Goal of the exercise:
Filter the listing below, copying every line in which the word "matplotlib" appears.

---------- Input ----------

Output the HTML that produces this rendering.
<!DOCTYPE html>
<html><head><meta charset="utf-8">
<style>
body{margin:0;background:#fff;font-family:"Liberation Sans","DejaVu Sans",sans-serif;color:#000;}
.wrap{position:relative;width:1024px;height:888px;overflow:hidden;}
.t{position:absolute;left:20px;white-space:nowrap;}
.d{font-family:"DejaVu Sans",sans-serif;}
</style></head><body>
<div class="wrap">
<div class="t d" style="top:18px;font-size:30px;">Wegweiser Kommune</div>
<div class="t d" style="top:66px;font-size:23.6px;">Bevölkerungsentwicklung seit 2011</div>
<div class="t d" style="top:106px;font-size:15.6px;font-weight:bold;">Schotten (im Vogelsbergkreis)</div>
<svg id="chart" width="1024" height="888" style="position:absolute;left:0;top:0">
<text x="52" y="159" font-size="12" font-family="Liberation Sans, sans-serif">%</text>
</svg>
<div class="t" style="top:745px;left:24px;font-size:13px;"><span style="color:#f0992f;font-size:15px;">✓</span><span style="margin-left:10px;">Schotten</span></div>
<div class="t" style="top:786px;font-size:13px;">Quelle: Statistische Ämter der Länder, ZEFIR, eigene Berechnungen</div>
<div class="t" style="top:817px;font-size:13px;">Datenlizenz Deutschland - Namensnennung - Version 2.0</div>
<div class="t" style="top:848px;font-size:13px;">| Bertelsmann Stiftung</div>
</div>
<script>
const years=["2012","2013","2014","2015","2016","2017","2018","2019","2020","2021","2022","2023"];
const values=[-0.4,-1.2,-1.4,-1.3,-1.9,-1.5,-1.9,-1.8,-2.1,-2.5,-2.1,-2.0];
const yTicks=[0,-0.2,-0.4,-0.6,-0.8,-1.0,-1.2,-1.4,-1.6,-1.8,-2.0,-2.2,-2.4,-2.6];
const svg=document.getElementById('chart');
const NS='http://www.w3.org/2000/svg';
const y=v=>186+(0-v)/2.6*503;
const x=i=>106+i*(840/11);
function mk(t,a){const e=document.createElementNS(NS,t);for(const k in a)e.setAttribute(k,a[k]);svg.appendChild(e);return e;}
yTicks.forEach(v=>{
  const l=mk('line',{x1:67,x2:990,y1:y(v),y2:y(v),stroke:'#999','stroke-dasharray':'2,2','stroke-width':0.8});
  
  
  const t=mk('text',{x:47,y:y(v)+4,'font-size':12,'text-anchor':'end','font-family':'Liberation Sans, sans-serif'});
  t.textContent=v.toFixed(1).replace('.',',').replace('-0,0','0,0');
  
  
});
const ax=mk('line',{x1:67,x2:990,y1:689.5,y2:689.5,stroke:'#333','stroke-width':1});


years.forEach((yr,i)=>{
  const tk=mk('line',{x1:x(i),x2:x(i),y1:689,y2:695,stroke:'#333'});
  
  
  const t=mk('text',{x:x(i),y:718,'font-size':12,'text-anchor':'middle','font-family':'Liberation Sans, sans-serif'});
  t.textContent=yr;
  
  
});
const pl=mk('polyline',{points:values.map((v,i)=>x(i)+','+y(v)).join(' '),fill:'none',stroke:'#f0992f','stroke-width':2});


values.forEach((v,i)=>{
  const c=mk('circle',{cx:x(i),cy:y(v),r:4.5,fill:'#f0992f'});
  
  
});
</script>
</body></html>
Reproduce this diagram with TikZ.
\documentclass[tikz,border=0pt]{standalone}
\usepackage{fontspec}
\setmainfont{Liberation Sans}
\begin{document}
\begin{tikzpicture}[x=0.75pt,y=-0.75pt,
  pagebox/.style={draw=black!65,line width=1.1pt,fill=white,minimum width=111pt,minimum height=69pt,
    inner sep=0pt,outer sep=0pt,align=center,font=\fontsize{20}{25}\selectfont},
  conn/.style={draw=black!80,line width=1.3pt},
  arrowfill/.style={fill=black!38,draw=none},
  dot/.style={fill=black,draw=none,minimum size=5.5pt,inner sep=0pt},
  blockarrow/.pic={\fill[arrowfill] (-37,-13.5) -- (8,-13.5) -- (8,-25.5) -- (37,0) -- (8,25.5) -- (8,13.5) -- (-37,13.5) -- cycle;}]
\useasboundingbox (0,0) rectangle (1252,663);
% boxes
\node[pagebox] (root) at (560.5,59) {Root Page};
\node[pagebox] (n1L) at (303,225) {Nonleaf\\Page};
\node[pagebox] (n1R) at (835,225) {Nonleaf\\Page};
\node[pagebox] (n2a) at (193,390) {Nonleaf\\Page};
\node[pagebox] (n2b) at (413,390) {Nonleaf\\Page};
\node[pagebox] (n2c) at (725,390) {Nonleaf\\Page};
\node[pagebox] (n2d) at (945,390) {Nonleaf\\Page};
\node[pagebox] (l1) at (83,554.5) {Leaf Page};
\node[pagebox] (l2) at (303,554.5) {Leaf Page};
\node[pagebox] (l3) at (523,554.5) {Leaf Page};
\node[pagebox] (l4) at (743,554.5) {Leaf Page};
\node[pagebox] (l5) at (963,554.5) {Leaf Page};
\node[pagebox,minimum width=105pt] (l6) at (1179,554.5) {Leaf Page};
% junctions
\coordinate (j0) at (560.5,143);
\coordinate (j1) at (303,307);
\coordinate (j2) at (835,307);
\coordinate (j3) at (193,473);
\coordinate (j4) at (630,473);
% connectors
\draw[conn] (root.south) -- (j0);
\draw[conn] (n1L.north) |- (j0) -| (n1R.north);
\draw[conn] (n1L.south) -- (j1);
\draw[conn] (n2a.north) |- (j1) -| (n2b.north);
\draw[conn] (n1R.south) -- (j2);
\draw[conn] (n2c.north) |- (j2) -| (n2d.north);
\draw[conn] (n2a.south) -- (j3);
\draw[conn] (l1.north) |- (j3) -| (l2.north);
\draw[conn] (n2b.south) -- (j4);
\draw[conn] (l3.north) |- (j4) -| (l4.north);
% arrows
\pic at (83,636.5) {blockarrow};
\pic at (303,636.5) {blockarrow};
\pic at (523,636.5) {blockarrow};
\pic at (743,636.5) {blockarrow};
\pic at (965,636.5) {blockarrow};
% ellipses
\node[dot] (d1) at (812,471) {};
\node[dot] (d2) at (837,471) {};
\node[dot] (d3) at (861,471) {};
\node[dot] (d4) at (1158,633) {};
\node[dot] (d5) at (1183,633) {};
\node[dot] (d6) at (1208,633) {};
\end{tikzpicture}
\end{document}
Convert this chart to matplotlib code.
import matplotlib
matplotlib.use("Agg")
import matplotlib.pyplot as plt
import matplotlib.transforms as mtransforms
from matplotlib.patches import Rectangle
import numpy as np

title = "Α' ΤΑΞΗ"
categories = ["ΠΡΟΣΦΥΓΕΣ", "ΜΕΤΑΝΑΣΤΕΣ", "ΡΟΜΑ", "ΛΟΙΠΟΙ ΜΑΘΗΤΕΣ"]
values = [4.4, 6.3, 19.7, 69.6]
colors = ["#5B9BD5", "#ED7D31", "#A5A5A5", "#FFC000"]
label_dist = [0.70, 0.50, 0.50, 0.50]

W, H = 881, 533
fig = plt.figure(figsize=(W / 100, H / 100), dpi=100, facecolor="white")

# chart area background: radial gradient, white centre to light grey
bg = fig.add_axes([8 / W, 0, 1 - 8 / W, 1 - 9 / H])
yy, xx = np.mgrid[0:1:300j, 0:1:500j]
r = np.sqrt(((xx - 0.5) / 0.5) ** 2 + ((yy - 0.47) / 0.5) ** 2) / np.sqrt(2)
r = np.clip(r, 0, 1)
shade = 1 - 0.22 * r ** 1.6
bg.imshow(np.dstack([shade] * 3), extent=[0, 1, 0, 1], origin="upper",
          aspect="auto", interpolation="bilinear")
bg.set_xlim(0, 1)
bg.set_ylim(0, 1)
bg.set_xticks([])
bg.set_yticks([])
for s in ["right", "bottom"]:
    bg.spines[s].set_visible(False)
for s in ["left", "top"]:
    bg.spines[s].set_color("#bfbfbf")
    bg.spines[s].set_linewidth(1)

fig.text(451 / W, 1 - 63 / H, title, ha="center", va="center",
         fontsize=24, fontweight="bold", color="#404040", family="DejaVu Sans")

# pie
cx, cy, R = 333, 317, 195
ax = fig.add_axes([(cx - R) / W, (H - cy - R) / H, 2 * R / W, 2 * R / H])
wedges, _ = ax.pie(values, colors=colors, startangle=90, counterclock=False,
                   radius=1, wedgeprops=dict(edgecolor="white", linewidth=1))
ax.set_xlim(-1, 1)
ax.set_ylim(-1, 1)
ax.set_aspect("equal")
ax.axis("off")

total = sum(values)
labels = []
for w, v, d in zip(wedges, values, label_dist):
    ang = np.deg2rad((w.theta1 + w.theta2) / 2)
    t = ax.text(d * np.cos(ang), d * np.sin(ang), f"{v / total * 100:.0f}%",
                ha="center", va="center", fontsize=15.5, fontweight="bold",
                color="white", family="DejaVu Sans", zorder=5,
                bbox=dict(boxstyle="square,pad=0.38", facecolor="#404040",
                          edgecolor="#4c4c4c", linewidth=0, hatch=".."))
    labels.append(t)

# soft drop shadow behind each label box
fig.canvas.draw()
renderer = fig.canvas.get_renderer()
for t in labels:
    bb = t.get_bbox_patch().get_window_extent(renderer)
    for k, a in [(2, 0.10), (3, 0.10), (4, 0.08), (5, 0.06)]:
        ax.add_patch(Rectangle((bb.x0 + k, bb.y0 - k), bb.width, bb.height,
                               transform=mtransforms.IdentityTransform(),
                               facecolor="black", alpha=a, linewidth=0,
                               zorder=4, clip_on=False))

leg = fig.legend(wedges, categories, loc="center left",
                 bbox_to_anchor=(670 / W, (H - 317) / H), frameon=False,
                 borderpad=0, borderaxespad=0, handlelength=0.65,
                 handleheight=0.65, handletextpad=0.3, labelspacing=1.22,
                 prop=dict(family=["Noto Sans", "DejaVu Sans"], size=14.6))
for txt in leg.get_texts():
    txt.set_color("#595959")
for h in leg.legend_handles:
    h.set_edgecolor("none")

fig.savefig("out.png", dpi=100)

----------

Solution to the problem:
Convert this chart to matplotlib code.
import matplotlib
matplotlib.use("Agg")
import matplotlib.pyplot as plt
import matplotlib.transforms as mtransforms
from matplotlib.patches import Rectangle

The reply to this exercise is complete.